_Exercise brief_. Transcribe all of the data exactly. Omit the pictures.

_Supplied information_.
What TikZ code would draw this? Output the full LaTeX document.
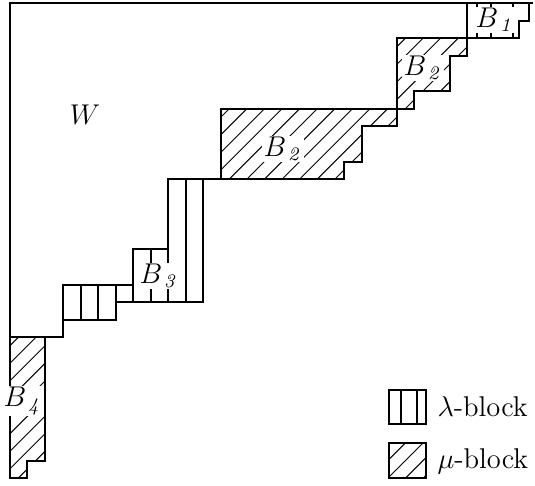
\documentclass[tikz,border=0pt]{standalone}
\newcommand\hatchfill{\foreach \c in {3.6,21.2,...,1000} \draw[thin] (\c,0) -- (0,\c);}
\begin{document}
\begin{tikzpicture}[x=0.42pt,y=-0.42pt,line width=0.5pt,
    mublock/.style={draw,path picture={\hatchfill}},
    lab/.style={fill=white,inner sep=0.5pt,font=\large}]
      \useasboundingbox (0,0) rectangle (535,485);
      % frame of W
      \draw (10,337) -- (10,3) -- (533,3);
      % mu-blocks
      \draw[mublock] (10,337) -- (45,337) -- (45,461) -- (27,461) -- (27,478) -- (10,478) -- cycle;
      \draw[mublock] (221,179) -- (221,109) -- (397,109) -- (397,126) -- (362,126) -- (362,162) -- (344,162) -- (344,179) -- cycle;
      \draw[mublock] (397,38) -- (467,38) -- (467,56) -- (450,56) -- (450,91) -- (414,91) -- (414,109) -- (397,109) -- cycle;
      % staircase and lambda-blocks
      \draw (45,337) -- (63,337) -- (63,285) -- (133,285) -- (133,249) -- (168,249) -- (168,179) -- (221,179);
      \draw (63,320) -- (116,320) -- (116,285);
      \draw (81,285) -- (81,320) (98,285) -- (98,320);
      \draw (116,302) -- (203,302) -- (203,179);
      \draw (133,285) -- (133,302);
      \draw (151,249) -- (151,302);
      \draw (168,249) -- (168,302);
      \draw (186,179) -- (186,302);
      \draw (467,3) -- (467,38) -- (519,38) -- (519,21) -- (529,21) -- (529,3);
      \draw (477,3) -- (477,38) (491,3) -- (491,38) (513,3) -- (513,38);
      % labels
      \node[font=\large] (w) at (85,115) {$W$};
      \node[lab] (b1) at (495,20) {$B_{\,\mathit{1}}$};
      \node[lab] (b2u) at (423,68) {$B_{\,\mathit{2}}$};
      \node[lab] (b2) at (283,149) {$B_{\,\mathit{2}}$};
      \node[lab] (b3) at (159,276) {$B_{\,\mathit{3}}$};
      \node[lab] (b4) at (23,401) {$B_{\,\mathit{4}}$};
      % legend
      \draw (389,390) rectangle (426,424);
      \draw (401,390) -- (401,424) (417,390) -- (417,424);
      \node[anchor=west] (lam) at (429,407) {\large $\lambda$-block};
      \draw[mublock] (389,443) rectangle (426,478);
      \node[anchor=west] (mu) at (429,461) {\large $\mu$-block};
\end{tikzpicture}
\end{document}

_Exercise output_.
What TikZ code would draw this? Output the full LaTeX document.
\documentclass[tikz,border=0pt]{standalone}
\newcommand\hatchfill{\foreach \c in {3.6,21.2,...,1000} \draw[thin] (\c,0) -- (0,\c);}
\begin{document}
\begin{tikzpicture}[x=0.42pt,y=-0.42pt,line width=0.5pt,
    mublock/.style={draw,path picture={\hatchfill}},
    lab/.style={fill=white,inner sep=0.5pt,font=\large}]
      \useasboundingbox (0,0) rectangle (535,485);
      % frame of W
      \draw (10,337) -- (10,3) -- (533,3);
      % mu-blocks
      \draw[mublock] (10,337) -- (45,337) -- (45,461) -- (27,461) -- (27,478) -- (10,478) -- cycle;
      \draw[mublock] (221,179) -- (221,109) -- (397,109) -- (397,126) -- (362,126) -- (362,162) -- (344,162) -- (344,179) -- cycle;
      \draw[mublock] (397,38) -- (467,38) -- (467,56) -- (450,56) -- (450,91) -- (414,91) -- (414,109) -- (397,109) -- cycle;
      % staircase and lambda-blocks
      \draw (45,337) -- (63,337) -- (63,285) -- (133,285) -- (133,249) -- (168,249) -- (168,179) -- (221,179);
      \draw (63,320) -- (116,320) -- (116,285);
      \draw (81,285) -- (81,320) (98,285) -- (98,320);
      \draw (116,302) -- (203,302) -- (203,179);
      \draw (133,285) -- (133,302);
      \draw (151,249) -- (151,302);
      \draw (168,249) -- (168,302);
      \draw (186,179) -- (186,302);
      \draw (467,3) -- (467,38) -- (519,38) -- (519,21) -- (529,21) -- (529,3);
      \draw (477,3) -- (477,38) (491,3) -- (491,38) (513,3) -- (513,38);
      % labels
      \node[font=\large] (w) at (85,115) {$W$};
      \node[lab] (b1) at (495,20) {$B_{\,\mathit{1}}$};
      \node[lab] (b2u) at (423,68) {$B_{\,\mathit{2}}$};
      \node[lab] (b2) at (283,149) {$B_{\,\mathit{2}}$};
      \node[lab] (b3) at (159,276) {$B_{\,\mathit{3}}$};
      \node[lab] (b4) at (23,401) {$B_{\,\mathit{4}}$};
      % legend
      \draw (389,390) rectangle (426,424);
      \draw (401,390) -- (401,424) (417,390) -- (417,424);
      \node[anchor=west] (lam) at (429,407) {\large $\lambda$-block};
      \draw[mublock] (389,443) rectangle (426,478);
      \node[anchor=west] (mu) at (429,461) {\large $\mu$-block};
\end{tikzpicture}
\end{document}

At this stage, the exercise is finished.